#### Given data ####

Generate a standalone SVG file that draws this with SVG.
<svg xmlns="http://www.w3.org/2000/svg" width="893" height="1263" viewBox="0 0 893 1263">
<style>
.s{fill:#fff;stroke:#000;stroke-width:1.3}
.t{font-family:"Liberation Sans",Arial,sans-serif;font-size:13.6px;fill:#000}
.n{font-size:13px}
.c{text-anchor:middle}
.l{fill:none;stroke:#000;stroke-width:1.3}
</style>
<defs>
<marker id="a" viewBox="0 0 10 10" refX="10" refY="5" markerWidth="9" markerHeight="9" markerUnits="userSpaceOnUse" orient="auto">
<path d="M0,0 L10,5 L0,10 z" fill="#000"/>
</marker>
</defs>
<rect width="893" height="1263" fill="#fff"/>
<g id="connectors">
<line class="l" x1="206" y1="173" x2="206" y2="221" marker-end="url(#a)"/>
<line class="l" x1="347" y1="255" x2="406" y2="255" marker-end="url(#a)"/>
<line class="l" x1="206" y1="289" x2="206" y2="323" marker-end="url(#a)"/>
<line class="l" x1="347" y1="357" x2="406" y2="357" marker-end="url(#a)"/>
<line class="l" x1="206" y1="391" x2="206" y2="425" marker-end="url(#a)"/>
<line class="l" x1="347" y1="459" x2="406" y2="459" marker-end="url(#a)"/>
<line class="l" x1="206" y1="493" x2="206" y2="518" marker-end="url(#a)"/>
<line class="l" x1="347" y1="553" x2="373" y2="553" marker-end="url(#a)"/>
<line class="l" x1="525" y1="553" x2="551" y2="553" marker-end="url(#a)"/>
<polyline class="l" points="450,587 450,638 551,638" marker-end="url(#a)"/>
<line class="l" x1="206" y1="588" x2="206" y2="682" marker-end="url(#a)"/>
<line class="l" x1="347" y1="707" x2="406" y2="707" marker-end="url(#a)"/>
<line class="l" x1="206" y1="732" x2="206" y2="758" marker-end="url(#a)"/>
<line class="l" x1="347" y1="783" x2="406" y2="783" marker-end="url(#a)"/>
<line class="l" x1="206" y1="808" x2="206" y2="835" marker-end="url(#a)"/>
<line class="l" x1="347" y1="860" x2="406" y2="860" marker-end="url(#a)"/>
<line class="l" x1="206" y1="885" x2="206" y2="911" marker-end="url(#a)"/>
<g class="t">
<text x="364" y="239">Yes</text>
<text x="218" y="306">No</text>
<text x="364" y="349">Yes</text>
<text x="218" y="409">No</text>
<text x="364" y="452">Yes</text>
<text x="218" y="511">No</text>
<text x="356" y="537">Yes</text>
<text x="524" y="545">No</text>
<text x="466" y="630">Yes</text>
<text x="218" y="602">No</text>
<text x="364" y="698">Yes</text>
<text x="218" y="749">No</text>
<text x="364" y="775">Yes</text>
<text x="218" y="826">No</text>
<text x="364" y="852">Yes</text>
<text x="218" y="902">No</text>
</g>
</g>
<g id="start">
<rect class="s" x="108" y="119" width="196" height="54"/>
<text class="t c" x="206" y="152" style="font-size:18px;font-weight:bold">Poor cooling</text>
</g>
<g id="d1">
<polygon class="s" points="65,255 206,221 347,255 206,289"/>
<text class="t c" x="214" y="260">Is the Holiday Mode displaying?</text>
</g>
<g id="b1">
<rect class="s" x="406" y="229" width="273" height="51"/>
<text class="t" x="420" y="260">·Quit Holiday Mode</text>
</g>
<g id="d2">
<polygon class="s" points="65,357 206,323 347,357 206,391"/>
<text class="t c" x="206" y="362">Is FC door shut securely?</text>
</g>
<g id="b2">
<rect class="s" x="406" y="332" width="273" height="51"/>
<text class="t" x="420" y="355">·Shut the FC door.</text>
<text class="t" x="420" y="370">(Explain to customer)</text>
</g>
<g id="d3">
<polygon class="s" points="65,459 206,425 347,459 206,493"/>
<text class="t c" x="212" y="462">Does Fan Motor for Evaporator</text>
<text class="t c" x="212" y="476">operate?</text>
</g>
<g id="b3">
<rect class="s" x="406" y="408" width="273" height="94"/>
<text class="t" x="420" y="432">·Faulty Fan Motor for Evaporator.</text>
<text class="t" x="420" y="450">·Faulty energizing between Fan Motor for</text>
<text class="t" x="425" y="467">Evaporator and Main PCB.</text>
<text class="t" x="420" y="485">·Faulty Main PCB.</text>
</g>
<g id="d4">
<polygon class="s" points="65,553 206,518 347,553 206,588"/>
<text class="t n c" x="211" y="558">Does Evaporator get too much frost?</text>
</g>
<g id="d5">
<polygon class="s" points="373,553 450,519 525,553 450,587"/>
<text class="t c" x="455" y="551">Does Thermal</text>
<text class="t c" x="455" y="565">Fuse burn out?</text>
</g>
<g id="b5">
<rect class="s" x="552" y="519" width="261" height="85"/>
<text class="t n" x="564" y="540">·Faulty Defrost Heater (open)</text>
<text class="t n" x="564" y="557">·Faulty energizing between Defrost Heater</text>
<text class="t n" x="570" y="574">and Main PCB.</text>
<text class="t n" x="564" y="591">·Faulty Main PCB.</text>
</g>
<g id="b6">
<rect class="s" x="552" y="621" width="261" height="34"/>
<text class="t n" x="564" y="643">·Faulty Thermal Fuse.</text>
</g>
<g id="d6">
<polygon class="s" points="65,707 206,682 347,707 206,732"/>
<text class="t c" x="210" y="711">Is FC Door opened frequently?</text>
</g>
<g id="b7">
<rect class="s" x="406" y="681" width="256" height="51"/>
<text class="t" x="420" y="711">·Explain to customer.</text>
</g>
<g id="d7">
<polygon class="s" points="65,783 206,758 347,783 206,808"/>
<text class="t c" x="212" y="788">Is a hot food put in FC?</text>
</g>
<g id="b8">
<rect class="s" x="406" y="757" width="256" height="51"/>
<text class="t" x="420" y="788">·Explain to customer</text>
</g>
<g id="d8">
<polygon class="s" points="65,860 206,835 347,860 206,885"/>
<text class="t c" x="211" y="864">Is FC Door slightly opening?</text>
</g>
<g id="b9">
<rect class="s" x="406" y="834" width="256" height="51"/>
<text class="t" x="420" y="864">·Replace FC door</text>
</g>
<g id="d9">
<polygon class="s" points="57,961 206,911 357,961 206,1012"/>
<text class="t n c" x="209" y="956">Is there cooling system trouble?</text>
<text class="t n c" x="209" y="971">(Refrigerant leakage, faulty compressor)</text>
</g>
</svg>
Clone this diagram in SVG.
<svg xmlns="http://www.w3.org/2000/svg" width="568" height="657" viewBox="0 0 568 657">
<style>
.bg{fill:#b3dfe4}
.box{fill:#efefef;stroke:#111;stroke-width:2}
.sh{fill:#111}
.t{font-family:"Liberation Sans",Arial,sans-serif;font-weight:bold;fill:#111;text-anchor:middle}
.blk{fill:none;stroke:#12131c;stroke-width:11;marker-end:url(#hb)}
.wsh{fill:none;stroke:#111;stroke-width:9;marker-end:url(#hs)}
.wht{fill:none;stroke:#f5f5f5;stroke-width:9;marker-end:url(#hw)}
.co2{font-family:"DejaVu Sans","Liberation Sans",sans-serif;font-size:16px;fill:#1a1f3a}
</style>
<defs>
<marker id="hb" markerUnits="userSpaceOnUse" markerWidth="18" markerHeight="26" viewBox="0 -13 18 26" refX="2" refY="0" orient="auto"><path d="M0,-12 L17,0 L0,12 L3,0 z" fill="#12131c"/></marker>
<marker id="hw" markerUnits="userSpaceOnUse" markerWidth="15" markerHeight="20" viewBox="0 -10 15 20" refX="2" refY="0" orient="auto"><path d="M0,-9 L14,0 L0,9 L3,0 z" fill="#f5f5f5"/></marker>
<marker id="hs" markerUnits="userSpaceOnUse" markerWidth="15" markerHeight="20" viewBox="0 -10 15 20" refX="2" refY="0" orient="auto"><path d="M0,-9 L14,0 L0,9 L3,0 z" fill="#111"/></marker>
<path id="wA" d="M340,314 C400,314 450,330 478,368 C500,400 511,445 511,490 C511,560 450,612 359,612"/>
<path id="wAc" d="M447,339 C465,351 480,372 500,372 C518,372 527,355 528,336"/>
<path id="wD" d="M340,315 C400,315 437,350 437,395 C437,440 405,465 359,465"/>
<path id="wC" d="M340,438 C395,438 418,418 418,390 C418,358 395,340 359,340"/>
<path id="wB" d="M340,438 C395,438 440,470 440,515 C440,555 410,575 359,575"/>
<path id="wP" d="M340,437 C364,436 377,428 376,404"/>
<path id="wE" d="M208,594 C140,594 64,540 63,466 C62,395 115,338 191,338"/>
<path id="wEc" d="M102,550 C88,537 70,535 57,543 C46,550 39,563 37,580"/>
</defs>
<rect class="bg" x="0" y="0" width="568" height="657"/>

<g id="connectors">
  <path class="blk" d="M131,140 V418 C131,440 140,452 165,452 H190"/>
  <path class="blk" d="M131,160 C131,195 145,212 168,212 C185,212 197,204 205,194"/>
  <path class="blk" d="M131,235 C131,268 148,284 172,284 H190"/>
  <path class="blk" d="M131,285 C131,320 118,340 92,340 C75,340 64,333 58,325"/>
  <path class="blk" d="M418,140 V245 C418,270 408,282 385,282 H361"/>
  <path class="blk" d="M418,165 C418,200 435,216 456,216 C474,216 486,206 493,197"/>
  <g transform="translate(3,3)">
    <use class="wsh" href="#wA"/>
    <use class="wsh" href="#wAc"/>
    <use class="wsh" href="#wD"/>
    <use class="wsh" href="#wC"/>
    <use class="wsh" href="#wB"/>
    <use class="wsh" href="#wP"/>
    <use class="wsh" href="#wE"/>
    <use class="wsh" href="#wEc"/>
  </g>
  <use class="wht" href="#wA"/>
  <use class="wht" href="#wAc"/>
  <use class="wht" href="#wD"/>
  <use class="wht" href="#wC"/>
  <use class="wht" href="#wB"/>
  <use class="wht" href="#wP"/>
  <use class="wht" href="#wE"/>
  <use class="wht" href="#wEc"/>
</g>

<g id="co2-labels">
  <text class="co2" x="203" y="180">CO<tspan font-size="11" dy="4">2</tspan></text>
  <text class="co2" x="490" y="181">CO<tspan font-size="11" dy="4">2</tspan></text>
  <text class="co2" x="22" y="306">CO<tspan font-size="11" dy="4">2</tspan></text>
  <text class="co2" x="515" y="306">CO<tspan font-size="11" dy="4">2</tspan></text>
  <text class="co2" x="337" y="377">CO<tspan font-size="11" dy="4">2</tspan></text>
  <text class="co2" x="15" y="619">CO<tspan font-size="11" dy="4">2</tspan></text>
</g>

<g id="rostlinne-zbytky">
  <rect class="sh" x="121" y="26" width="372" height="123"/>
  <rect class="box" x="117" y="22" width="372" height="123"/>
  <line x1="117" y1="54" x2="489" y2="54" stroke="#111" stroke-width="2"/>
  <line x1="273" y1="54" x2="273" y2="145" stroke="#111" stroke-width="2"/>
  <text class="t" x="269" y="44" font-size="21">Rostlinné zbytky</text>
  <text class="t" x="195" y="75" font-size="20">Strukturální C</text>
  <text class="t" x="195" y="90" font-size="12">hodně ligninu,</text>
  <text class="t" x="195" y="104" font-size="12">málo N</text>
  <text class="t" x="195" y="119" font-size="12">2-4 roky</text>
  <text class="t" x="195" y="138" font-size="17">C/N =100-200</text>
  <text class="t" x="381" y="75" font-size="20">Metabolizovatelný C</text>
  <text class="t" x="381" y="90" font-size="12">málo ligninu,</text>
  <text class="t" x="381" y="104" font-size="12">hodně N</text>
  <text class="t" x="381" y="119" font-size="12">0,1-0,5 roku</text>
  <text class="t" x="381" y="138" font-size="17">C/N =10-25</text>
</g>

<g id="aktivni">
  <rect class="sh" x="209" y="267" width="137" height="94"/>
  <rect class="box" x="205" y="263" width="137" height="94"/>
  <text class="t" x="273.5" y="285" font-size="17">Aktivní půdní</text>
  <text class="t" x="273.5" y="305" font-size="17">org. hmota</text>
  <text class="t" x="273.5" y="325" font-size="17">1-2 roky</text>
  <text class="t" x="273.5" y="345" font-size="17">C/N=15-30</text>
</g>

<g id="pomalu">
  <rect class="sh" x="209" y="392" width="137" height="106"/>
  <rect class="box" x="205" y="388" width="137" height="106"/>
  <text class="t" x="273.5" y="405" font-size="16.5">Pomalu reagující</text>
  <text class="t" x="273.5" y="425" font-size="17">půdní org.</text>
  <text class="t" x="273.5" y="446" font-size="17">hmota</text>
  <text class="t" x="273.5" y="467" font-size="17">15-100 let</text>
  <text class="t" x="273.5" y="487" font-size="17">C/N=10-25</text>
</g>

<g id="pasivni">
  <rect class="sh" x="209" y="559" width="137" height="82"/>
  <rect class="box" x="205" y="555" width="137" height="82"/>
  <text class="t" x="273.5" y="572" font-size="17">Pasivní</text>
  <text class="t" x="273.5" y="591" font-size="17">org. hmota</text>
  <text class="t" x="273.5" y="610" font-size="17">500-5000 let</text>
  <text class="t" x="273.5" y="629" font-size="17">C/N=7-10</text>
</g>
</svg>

####

◆ Task requirements: Leave out every line without the string "this" and copy the rest.

◆ Complete response:
Generate a standalone SVG file that draws this with SVG.
Clone this diagram in SVG.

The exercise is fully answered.